Lunedì 6 Gennaio 2025
VIVIANA PONCHIA
Cronaca

Come cambia l’italiano. Dai fuffa guru all’amichettismo: "Una lingua vitale e fantasiosa"

La Treccani promuove come segno di buona salute i neologismi entrati nell’uso comune nell’ultimo biennio. Dalla politica alla cronaca allo spettacolo, siamo sempre più creativi nel coniare nuove parole. Nonostante Agrigento, Capitale italiana della cultura (con Lampedusa) per il 2025, sia finita sotto i riflettori per i due errori grossolani apparsi sui cartelli stradali all’ingresso della città

I due errori grossolani su un cartello stradale di Agrigento

I due errori grossolani su un cartello stradale di Agrigento

La lingua italiana sta benone. Sempre più vitale, attenta alle novità e alle mode, spregiudicata al punto da osare un "fuffa guru" e un "boppone", un "dissing" e uno "sdigiunino". Il Libro dell’Anno Treccani 2024 prende come segno di buona salute i neologismi entrati nell’uso comune nell’ultimo biennio. E pazienza se il presidente della Crusca Paolo D’Achille faceva notare che la comunicazione mediata dal computer, o la promiscuità con l’inglese, hanno impoverito l’italiano e prodotto mostri. Portava le prove, una su tutte il "gerundio irrelato" che provoca vertigini senza punteggiatura di questo tipo: "Regalo divano è macchiato ha delle macchie avendo due bambini". Pazienza se gli insegnanti, prove Invalsi alla mano, ricordano che i giovani dispongono di un vocabolario povero e strampalato, accusano i social di avere imbruttito la comunicazione, fatto saltare la grammatica, condannato all’estinzione congiuntivi e condizionali. Pazienza infine per i clamorosi errori sui cartelli stradali vicino ad Agrigento ("Valle di Templi", "Contrata Caos"), messi addirittura in direzione opposta, verso Catania e non verso la casa natale di Luigi Pirandello.

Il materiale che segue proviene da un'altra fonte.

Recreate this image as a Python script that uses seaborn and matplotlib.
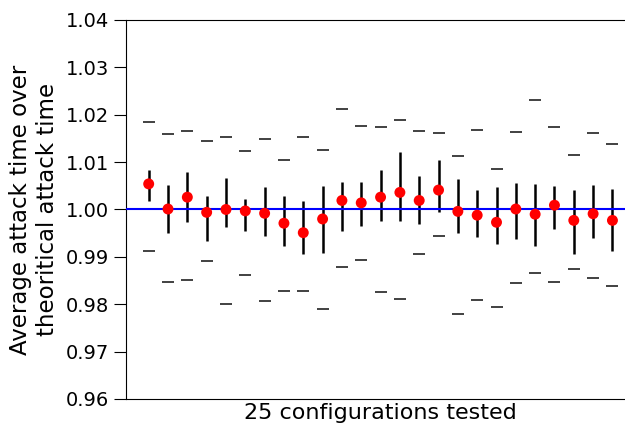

Ci rifacciamo con la creatività, quando l’occasione lo richiede. In pochi mesi abbiamo dato il benvenuto ad "arciterrorista", "agrobiodiversità", "trenopolitana", "campo largo" e "razzismo immobiliare". Avvinghiati alla cronaca più che alla consecutio, ci siamo buttati su "Telemeloni", "vannacciano" e "Pandoro Gate". Annalisa Nesi, docente di Linguistica italiana all’Università di Siena, membro del Consiglio direttivo della Crusca, ricorda che vivere senza congiuntivo si può ma se lo si impara è meglio e che nell’evoluzione di una lingua non comandano mai le parole ma le persone.

È merito o colpa nostra quindi se è diventato moneta corrente "alcolock", il dispositivo che impedisce l’accensione del motore all’ubriaco. Ma pure "amichettismo", riferito al comportamento di chi, in posizione di potere e prestigio, favorisce i suoi. Se "verba sunt consequentia rerum", ci meritiamo la confidenza con un "barattellum", trasferito dal reciproco appoggio delle forze politiche in Parlamento ai nostri piccoli inciuci come già il memorabile "porcellum" che faceva più fine di porcata. E "boppone", accrescitivo di "bop" per dire bella canzone, da Amici a X Factor. O "coordinatore di intimità" perché in tempi di #MeToo sul set ci vuole un professionista addetto al benessere degli attori prima di un scena di sesso.

La Treccani raccoglie il "dissing" dall’ambiente rap dove lo scambio di accuse esagerate è diventato la regola. E non disdegna "fuffa guru" pur di dare un nome all’esercito di ciarlatani della rete che millantano competenze non documentabili. "Il nostro è un compito di osservatorio della durata di vita di queste parole – spiegano – e ci siamo limitati a registrare le forme più diffuse nei mezzi di informazione, consapevoli che spesso poche sono destinate a durare".

Non è dato sapere la tenuta di "sdigiunino", lo snack veloce caro al cuoco Giorgione acclamato sui social. Di "totismo", dal modo di governare la Regione Liguria, si potrà fare presto a meno. Invece "vacansia" va difeso per spiegare la spiacevole sensazione di irritabilità provocata dall’incapacità di non fare niente e rilassarsi. Anche "trappola di miele" andrà conservato quando la polvere si sarà posata sulla vicenda Boccia-Sangiuliano: di seduzioni e ricatti la storia non può fare a meno e la lingua ha il dovere di adeguarsi.